*Your objective:* Will you output the lines between the ones holding "Clone this diagram in TikZ." and "(sh0) -- (sh1);", inclusive, exactly as they stand, and only those lines, with the pictures left out?

*Data to use:*
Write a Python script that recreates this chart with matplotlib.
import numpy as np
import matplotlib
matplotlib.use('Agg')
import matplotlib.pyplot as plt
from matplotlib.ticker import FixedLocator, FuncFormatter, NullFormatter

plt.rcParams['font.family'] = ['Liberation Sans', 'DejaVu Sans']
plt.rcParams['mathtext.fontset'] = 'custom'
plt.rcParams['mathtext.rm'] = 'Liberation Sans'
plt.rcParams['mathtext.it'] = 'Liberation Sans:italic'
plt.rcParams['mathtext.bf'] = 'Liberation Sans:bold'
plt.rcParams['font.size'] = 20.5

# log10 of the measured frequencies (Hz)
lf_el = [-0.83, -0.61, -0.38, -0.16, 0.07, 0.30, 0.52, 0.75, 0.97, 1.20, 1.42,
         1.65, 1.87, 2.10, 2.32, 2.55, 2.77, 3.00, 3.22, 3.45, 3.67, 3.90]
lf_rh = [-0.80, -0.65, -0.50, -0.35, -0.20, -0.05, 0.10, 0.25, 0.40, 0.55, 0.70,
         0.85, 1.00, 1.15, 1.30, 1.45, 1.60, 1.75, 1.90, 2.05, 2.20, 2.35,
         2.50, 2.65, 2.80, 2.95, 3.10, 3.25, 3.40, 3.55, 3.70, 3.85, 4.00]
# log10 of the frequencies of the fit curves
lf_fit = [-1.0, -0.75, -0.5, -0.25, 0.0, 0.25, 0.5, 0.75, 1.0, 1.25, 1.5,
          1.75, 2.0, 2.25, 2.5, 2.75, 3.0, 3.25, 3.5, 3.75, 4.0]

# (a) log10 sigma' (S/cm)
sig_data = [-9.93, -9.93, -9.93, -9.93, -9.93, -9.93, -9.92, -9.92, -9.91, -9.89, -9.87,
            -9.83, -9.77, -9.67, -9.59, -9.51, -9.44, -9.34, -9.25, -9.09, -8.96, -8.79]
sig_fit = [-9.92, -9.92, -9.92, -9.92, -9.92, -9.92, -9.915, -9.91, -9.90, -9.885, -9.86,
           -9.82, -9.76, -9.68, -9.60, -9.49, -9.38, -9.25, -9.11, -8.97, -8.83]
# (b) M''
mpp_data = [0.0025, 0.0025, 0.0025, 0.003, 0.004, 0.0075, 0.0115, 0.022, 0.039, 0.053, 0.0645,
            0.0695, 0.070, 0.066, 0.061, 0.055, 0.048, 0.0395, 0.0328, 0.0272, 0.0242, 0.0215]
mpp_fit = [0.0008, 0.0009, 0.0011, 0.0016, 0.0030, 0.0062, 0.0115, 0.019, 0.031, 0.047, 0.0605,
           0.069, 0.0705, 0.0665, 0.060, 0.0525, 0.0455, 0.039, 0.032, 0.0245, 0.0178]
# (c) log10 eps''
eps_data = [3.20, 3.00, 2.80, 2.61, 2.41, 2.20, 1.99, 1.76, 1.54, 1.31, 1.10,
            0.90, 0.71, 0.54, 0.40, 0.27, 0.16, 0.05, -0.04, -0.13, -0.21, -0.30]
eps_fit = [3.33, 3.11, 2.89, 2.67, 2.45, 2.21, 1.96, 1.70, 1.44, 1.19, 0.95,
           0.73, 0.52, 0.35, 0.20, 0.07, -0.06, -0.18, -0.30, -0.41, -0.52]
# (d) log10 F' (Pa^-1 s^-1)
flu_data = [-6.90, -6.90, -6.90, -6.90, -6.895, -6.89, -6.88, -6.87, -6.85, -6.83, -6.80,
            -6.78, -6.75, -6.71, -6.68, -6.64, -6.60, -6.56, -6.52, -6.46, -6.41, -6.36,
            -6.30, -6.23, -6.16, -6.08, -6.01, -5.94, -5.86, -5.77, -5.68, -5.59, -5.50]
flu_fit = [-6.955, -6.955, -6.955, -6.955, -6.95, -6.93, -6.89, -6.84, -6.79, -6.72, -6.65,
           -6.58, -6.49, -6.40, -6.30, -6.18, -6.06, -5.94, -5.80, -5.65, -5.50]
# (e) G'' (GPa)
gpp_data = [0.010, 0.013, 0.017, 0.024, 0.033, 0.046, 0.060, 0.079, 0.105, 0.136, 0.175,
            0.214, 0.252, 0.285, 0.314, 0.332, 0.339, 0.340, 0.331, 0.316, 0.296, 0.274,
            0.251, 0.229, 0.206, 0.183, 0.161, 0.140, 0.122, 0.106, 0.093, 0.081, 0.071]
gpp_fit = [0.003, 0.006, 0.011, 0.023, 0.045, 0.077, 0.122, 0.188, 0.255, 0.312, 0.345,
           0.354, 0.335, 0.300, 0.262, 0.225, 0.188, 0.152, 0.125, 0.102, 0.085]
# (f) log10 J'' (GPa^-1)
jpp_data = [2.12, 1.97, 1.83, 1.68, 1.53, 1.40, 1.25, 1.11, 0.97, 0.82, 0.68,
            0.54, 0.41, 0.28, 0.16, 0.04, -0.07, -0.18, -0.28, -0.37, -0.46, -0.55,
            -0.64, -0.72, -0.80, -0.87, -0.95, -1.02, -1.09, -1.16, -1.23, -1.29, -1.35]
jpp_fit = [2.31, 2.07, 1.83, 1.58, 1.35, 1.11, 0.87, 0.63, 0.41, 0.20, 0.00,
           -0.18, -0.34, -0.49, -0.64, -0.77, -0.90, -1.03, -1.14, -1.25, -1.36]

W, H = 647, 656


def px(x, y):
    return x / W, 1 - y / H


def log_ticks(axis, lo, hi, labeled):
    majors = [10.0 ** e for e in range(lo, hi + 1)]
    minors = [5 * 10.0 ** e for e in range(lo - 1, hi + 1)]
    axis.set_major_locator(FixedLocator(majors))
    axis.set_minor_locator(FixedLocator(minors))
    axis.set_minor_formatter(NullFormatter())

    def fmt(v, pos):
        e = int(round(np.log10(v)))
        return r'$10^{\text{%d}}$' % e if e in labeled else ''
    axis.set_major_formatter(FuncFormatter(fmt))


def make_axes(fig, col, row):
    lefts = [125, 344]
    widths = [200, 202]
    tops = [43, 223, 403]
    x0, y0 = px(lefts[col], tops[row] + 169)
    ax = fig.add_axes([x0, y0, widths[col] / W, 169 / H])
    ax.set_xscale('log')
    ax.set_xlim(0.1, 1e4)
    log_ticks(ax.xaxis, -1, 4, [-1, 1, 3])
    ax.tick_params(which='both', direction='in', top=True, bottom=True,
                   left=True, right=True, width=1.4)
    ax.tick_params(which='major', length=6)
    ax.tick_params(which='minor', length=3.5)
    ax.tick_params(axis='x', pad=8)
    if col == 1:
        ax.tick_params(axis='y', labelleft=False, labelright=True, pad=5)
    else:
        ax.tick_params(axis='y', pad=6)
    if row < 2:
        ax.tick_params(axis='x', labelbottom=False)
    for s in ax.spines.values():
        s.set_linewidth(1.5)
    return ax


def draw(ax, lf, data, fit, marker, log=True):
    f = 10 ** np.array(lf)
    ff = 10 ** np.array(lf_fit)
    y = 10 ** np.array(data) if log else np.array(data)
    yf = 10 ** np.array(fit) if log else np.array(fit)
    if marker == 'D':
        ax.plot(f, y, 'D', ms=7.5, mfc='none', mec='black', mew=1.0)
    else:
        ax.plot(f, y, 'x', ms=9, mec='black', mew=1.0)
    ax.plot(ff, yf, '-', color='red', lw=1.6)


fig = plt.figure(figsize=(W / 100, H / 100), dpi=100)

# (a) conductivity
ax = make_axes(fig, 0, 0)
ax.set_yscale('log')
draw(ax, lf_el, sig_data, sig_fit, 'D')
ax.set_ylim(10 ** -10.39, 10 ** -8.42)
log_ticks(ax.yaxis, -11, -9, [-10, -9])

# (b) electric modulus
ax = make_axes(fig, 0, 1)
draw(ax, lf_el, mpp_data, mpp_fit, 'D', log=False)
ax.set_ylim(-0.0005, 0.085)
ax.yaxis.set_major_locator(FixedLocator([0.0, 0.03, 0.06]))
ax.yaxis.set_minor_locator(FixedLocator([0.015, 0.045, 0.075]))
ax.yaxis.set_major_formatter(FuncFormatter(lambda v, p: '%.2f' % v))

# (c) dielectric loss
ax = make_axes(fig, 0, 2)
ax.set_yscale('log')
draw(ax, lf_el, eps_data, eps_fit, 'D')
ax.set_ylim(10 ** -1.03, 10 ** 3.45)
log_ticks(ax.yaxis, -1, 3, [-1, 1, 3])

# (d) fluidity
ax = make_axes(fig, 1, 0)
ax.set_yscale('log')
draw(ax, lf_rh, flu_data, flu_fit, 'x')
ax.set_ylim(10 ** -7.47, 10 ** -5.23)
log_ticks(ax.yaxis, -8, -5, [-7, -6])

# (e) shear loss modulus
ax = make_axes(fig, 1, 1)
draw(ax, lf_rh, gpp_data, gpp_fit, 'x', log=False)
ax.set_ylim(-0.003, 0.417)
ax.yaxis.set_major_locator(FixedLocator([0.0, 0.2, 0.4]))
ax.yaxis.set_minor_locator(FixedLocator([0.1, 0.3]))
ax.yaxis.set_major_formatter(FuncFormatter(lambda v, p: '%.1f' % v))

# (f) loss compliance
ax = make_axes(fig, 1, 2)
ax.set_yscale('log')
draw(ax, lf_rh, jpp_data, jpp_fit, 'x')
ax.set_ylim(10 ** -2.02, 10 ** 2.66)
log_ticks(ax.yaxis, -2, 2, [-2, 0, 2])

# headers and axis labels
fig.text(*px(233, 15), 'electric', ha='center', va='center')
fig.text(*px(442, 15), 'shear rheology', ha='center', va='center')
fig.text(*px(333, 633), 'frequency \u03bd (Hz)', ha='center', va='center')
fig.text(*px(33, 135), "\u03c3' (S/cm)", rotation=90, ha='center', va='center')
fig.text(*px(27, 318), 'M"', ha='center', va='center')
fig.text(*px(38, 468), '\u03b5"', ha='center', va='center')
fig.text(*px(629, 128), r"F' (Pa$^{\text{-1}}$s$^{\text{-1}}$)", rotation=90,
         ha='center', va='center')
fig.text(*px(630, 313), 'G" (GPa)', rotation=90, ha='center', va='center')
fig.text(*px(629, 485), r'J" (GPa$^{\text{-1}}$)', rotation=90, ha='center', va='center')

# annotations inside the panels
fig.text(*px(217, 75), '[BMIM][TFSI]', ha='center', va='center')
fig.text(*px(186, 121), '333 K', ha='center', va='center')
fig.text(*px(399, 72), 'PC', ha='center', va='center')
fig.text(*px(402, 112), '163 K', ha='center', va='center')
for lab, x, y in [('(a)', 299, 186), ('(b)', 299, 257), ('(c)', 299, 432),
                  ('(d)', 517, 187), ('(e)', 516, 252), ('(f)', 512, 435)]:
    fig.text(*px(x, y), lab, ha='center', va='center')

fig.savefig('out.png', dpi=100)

---

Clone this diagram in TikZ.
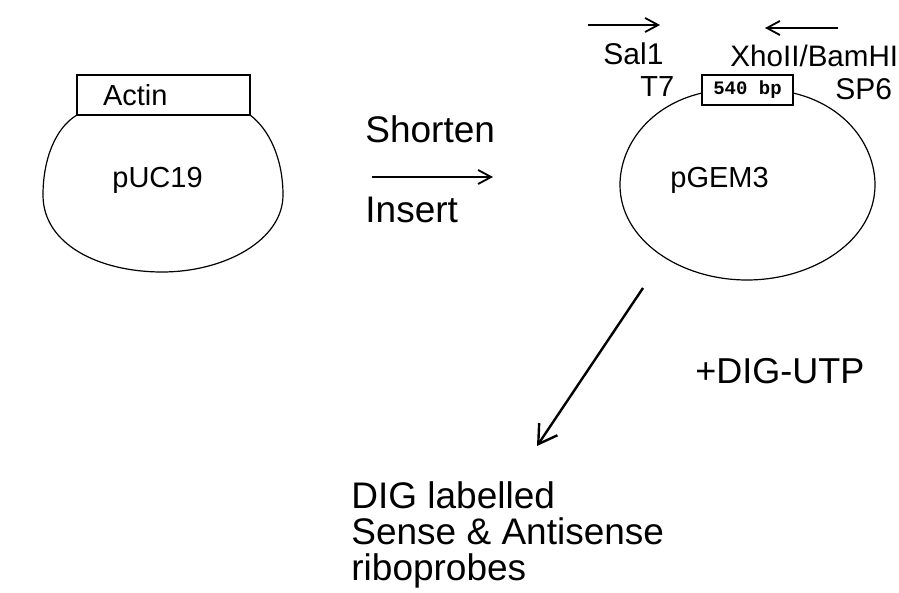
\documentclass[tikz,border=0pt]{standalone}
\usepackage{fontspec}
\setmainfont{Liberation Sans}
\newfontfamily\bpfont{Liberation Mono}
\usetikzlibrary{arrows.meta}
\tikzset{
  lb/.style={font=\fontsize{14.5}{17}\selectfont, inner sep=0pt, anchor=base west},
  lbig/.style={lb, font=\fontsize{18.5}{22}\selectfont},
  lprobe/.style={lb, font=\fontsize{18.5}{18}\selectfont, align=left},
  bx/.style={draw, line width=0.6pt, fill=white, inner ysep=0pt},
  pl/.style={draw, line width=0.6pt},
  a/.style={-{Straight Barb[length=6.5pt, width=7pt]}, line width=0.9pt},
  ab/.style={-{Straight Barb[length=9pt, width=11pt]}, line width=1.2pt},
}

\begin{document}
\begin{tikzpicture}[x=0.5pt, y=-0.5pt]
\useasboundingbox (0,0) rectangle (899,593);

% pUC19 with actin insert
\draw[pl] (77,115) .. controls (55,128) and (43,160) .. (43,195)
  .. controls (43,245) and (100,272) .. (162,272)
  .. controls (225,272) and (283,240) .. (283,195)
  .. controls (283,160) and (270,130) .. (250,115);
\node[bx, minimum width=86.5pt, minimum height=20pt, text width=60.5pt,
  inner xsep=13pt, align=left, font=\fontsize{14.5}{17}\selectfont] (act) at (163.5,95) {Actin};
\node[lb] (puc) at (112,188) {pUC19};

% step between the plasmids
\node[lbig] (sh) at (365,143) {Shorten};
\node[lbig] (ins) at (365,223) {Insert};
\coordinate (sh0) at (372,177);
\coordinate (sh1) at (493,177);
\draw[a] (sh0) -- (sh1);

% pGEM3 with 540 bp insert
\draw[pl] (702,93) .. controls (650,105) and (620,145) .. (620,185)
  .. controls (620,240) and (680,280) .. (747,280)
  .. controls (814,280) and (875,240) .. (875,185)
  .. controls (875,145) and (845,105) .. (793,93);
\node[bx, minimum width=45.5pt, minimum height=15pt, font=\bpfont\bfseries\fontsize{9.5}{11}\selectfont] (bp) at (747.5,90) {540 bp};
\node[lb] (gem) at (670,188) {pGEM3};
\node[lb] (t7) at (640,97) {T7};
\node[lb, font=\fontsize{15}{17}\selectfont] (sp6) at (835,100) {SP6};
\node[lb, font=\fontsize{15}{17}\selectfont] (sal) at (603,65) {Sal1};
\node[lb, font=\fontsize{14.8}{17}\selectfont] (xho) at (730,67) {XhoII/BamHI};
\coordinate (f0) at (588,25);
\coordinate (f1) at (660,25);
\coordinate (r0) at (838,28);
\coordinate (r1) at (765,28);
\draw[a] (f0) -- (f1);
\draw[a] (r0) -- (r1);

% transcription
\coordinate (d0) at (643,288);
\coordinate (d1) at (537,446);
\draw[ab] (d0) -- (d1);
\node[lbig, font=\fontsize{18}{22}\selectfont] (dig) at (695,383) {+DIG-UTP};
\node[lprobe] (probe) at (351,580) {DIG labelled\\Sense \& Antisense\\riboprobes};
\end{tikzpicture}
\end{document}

*Output of the task:*
Clone this diagram in TikZ.
\documentclass[tikz,border=0pt]{standalone}
\usepackage{fontspec}
\setmainfont{Liberation Sans}
\newfontfamily\bpfont{Liberation Mono}
\usetikzlibrary{arrows.meta}
\tikzset{
  lb/.style={font=\fontsize{14.5}{17}\selectfont, inner sep=0pt, anchor=base west},
  lbig/.style={lb, font=\fontsize{18.5}{22}\selectfont},
  lprobe/.style={lb, font=\fontsize{18.5}{18}\selectfont, align=left},
  bx/.style={draw, line width=0.6pt, fill=white, inner ysep=0pt},
  pl/.style={draw, line width=0.6pt},
  a/.style={-{Straight Barb[length=6.5pt, width=7pt]}, line width=0.9pt},
  ab/.style={-{Straight Barb[length=9pt, width=11pt]}, line width=1.2pt},
}

\begin{document}
\begin{tikzpicture}[x=0.5pt, y=-0.5pt]
\useasboundingbox (0,0) rectangle (899,593);

% pUC19 with actin insert
\draw[pl] (77,115) .. controls (55,128) and (43,160) .. (43,195)
  .. controls (43,245) and (100,272) .. (162,272)
  .. controls (225,272) and (283,240) .. (283,195)
  .. controls (283,160) and (270,130) .. (250,115);
\node[bx, minimum width=86.5pt, minimum height=20pt, text width=60.5pt,
  inner xsep=13pt, align=left, font=\fontsize{14.5}{17}\selectfont] (act) at (163.5,95) {Actin};
\node[lb] (puc) at (112,188) {pUC19};

% step between the plasmids
\node[lbig] (sh) at (365,143) {Shorten};
\node[lbig] (ins) at (365,223) {Insert};
\coordinate (sh0) at (372,177);
\coordinate (sh1) at (493,177);
\draw[a] (sh0) -- (sh1);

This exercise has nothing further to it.